• _TASK DIRECTIONS_
Write out the material exactly, with the pictures left out.

• _DATASET SECTION_
%%

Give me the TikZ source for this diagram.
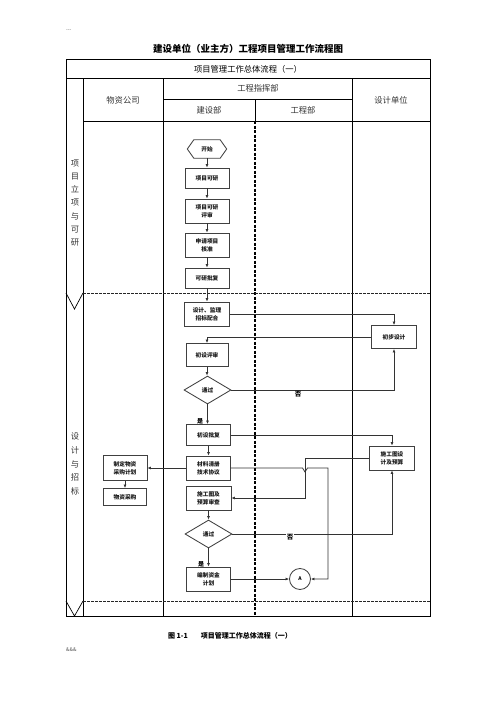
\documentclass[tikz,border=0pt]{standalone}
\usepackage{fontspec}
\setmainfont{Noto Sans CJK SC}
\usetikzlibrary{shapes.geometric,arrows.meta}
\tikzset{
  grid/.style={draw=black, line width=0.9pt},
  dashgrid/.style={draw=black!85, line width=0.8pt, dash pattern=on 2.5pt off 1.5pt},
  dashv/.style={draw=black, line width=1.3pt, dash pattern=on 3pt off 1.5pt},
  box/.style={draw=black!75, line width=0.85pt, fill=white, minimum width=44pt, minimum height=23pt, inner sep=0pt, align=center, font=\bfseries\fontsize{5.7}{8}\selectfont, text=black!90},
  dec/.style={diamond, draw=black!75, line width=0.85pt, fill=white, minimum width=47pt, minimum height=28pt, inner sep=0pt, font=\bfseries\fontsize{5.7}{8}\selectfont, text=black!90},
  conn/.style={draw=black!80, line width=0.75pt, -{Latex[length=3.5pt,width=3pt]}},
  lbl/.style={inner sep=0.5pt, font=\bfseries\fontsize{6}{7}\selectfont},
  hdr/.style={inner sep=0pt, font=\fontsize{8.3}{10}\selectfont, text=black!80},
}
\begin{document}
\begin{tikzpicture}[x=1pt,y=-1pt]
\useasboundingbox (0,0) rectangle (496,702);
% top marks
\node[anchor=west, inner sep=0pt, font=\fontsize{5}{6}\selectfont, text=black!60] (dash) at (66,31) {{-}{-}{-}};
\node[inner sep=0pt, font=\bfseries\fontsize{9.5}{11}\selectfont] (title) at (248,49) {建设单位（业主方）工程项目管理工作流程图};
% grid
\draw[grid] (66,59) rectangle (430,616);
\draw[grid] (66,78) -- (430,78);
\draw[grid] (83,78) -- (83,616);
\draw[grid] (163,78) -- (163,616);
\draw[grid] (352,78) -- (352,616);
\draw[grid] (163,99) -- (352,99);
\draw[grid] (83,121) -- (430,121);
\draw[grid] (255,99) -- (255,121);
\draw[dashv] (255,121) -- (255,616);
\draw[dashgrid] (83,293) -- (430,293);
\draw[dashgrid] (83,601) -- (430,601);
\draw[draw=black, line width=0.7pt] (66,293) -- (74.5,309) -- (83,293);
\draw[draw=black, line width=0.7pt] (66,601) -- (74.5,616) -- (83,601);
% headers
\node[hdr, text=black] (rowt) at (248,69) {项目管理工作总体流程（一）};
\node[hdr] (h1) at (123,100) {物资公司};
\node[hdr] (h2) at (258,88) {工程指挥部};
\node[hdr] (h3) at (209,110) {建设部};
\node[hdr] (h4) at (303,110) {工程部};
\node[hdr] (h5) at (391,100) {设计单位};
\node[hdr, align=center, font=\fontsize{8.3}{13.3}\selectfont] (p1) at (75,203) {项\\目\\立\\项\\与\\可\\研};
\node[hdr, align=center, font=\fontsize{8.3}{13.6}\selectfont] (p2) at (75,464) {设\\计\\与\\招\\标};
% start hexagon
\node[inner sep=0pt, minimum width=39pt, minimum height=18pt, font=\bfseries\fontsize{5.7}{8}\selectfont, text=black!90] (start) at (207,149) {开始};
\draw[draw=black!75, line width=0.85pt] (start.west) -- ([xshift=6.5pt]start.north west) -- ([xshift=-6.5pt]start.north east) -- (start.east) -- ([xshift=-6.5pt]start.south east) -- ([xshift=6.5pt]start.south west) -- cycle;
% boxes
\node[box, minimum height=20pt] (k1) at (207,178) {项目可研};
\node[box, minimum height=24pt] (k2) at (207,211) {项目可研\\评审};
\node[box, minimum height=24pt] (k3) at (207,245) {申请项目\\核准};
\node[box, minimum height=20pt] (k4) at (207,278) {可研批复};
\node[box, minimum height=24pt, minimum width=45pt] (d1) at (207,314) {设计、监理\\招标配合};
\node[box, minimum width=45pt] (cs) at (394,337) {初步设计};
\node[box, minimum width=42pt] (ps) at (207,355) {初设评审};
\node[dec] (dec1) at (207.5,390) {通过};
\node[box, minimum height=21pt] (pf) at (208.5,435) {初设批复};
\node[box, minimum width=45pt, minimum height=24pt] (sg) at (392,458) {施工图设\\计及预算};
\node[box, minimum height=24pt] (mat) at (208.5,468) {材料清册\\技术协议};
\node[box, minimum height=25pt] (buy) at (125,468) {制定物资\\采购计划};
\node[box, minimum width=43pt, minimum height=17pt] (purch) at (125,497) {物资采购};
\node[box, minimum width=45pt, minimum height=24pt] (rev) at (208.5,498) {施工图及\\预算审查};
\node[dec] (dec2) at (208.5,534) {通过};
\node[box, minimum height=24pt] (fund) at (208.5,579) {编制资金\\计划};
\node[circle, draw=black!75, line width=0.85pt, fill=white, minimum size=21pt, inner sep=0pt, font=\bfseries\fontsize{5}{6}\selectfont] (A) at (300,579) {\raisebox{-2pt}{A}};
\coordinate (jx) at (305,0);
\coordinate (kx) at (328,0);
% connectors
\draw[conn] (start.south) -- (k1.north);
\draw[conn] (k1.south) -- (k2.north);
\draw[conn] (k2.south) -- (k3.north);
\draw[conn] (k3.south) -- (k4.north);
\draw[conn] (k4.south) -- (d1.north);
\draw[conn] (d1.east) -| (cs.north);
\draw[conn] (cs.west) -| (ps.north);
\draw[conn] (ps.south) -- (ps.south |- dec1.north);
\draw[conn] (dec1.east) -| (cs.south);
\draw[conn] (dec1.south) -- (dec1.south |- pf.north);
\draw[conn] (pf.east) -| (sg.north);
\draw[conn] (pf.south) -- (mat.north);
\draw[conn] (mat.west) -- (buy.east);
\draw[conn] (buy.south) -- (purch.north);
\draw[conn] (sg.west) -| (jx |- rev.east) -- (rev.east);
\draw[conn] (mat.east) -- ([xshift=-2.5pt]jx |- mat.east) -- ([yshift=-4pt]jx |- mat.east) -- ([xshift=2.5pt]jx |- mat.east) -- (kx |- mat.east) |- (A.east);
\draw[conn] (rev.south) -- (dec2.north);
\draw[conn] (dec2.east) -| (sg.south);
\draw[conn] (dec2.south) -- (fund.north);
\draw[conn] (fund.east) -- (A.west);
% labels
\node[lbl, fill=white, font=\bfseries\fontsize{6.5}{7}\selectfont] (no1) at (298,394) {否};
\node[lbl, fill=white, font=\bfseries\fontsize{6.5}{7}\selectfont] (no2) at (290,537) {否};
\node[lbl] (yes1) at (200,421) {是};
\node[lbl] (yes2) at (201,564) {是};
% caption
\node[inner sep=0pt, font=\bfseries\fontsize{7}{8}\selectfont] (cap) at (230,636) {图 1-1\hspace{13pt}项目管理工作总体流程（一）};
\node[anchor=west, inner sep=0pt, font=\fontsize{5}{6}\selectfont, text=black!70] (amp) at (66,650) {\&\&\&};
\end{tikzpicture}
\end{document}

%%

• _TASK RESPONSE_
Give me the TikZ source for this diagram.
\documentclass[tikz,border=0pt]{standalone}
\usepackage{fontspec}
\setmainfont{Noto Sans CJK SC}
\usetikzlibrary{shapes.geometric,arrows.meta}
\tikzset{
  grid/.style={draw=black, line width=0.9pt},
  dashgrid/.style={draw=black!85, line width=0.8pt, dash pattern=on 2.5pt off 1.5pt},
  dashv/.style={draw=black, line width=1.3pt, dash pattern=on 3pt off 1.5pt},
  box/.style={draw=black!75, line width=0.85pt, fill=white, minimum width=44pt, minimum height=23pt, inner sep=0pt, align=center, font=\bfseries\fontsize{5.7}{8}\selectfont, text=black!90},
  dec/.style={diamond, draw=black!75, line width=0.85pt, fill=white, minimum width=47pt, minimum height=28pt, inner sep=0pt, font=\bfseries\fontsize{5.7}{8}\selectfont, text=black!90},
  conn/.style={draw=black!80, line width=0.75pt, -{Latex[length=3.5pt,width=3pt]}},
  lbl/.style={inner sep=0.5pt, font=\bfseries\fontsize{6}{7}\selectfont},
  hdr/.style={inner sep=0pt, font=\fontsize{8.3}{10}\selectfont, text=black!80},
}
\begin{document}
\begin{tikzpicture}[x=1pt,y=-1pt]
\useasboundingbox (0,0) rectangle (496,702);
% top marks
\node[anchor=west, inner sep=0pt, font=\fontsize{5}{6}\selectfont, text=black!60] (dash) at (66,31) {{-}{-}{-}};
\node[inner sep=0pt, font=\bfseries\fontsize{9.5}{11}\selectfont] (title) at (248,49) {建设单位（业主方）工程项目管理工作流程图};
% grid
\draw[grid] (66,59) rectangle (430,616);
\draw[grid] (66,78) -- (430,78);
\draw[grid] (83,78) -- (83,616);
\draw[grid] (163,78) -- (163,616);
\draw[grid] (352,78) -- (352,616);
\draw[grid] (163,99) -- (352,99);
\draw[grid] (83,121) -- (430,121);
\draw[grid] (255,99) -- (255,121);
\draw[dashv] (255,121) -- (255,616);
\draw[dashgrid] (83,293) -- (430,293);
\draw[dashgrid] (83,601) -- (430,601);
\draw[draw=black, line width=0.7pt] (66,293) -- (74.5,309) -- (83,293);
\draw[draw=black, line width=0.7pt] (66,601) -- (74.5,616) -- (83,601);
% headers
\node[hdr, text=black] (rowt) at (248,69) {项目管理工作总体流程（一）};
\node[hdr] (h1) at (123,100) {物资公司};
\node[hdr] (h2) at (258,88) {工程指挥部};
\node[hdr] (h3) at (209,110) {建设部};
\node[hdr] (h4) at (303,110) {工程部};
\node[hdr] (h5) at (391,100) {设计单位};
\node[hdr, align=center, font=\fontsize{8.3}{13.3}\selectfont] (p1) at (75,203) {项\\目\\立\\项\\与\\可\\研};
\node[hdr, align=center, font=\fontsize{8.3}{13.6}\selectfont] (p2) at (75,464) {设\\计\\与\\招\\标};
% start hexagon
\node[inner sep=0pt, minimum width=39pt, minimum height=18pt, font=\bfseries\fontsize{5.7}{8}\selectfont, text=black!90] (start) at (207,149) {开始};
\draw[draw=black!75, line width=0.85pt] (start.west) -- ([xshift=6.5pt]start.north west) -- ([xshift=-6.5pt]start.north east) -- (start.east) -- ([xshift=-6.5pt]start.south east) -- ([xshift=6.5pt]start.south west) -- cycle;
% boxes
\node[box, minimum height=20pt] (k1) at (207,178) {项目可研};
\node[box, minimum height=24pt] (k2) at (207,211) {项目可研\\评审};
\node[box, minimum height=24pt] (k3) at (207,245) {申请项目\\核准};
\node[box, minimum height=20pt] (k4) at (207,278) {可研批复};
\node[box, minimum height=24pt, minimum width=45pt] (d1) at (207,314) {设计、监理\\招标配合};
\node[box, minimum width=45pt] (cs) at (394,337) {初步设计};
\node[box, minimum width=42pt] (ps) at (207,355) {初设评审};
\node[dec] (dec1) at (207.5,390) {通过};
\node[box, minimum height=21pt] (pf) at (208.5,435) {初设批复};
\node[box, minimum width=45pt, minimum height=24pt] (sg) at (392,458) {施工图设\\计及预算};
\node[box, minimum height=24pt] (mat) at (208.5,468) {材料清册\\技术协议};
\node[box, minimum height=25pt] (buy) at (125,468) {制定物资\\采购计划};
\node[box, minimum width=43pt, minimum height=17pt] (purch) at (125,497) {物资采购};
\node[box, minimum width=45pt, minimum height=24pt] (rev) at (208.5,498) {施工图及\\预算审查};
\node[dec] (dec2) at (208.5,534) {通过};
\node[box, minimum height=24pt] (fund) at (208.5,579) {编制资金\\计划};
\node[circle, draw=black!75, line width=0.85pt, fill=white, minimum size=21pt, inner sep=0pt, font=\bfseries\fontsize{5}{6}\selectfont] (A) at (300,579) {\raisebox{-2pt}{A}};
\coordinate (jx) at (305,0);
\coordinate (kx) at (328,0);
% connectors
\draw[conn] (start.south) -- (k1.north);
\draw[conn] (k1.south) -- (k2.north);
\draw[conn] (k2.south) -- (k3.north);
\draw[conn] (k3.south) -- (k4.north);
\draw[conn] (k4.south) -- (d1.north);
\draw[conn] (d1.east) -| (cs.north);
\draw[conn] (cs.west) -| (ps.north);
\draw[conn] (ps.south) -- (ps.south |- dec1.north);
\draw[conn] (dec1.east) -| (cs.south);
\draw[conn] (dec1.south) -- (dec1.south |- pf.north);
\draw[conn] (pf.east) -| (sg.north);
\draw[conn] (pf.south) -- (mat.north);
\draw[conn] (mat.west) -- (buy.east);
\draw[conn] (buy.south) -- (purch.north);
\draw[conn] (sg.west) -| (jx |- rev.east) -- (rev.east);
\draw[conn] (mat.east) -- ([xshift=-2.5pt]jx |- mat.east) -- ([yshift=-4pt]jx |- mat.east) -- ([xshift=2.5pt]jx |- mat.east) -- (kx |- mat.east) |- (A.east);
\draw[conn] (rev.south) -- (dec2.north);
\draw[conn] (dec2.east) -| (sg.south);
\draw[conn] (dec2.south) -- (fund.north);
\draw[conn] (fund.east) -- (A.west);
% labels
\node[lbl, fill=white, font=\bfseries\fontsize{6.5}{7}\selectfont] (no1) at (298,394) {否};
\node[lbl, fill=white, font=\bfseries\fontsize{6.5}{7}\selectfont] (no2) at (290,537) {否};
\node[lbl] (yes1) at (200,421) {是};
\node[lbl] (yes2) at (201,564) {是};
% caption
\node[inner sep=0pt, font=\bfseries\fontsize{7}{8}\selectfont] (cap) at (230,636) {图 1-1\hspace{13pt}项目管理工作总体流程（一）};
\node[anchor=west, inner sep=0pt, font=\fontsize{5}{6}\selectfont, text=black!70] (amp) at (66,650) {\&\&\&};
\end{tikzpicture}
\end{document}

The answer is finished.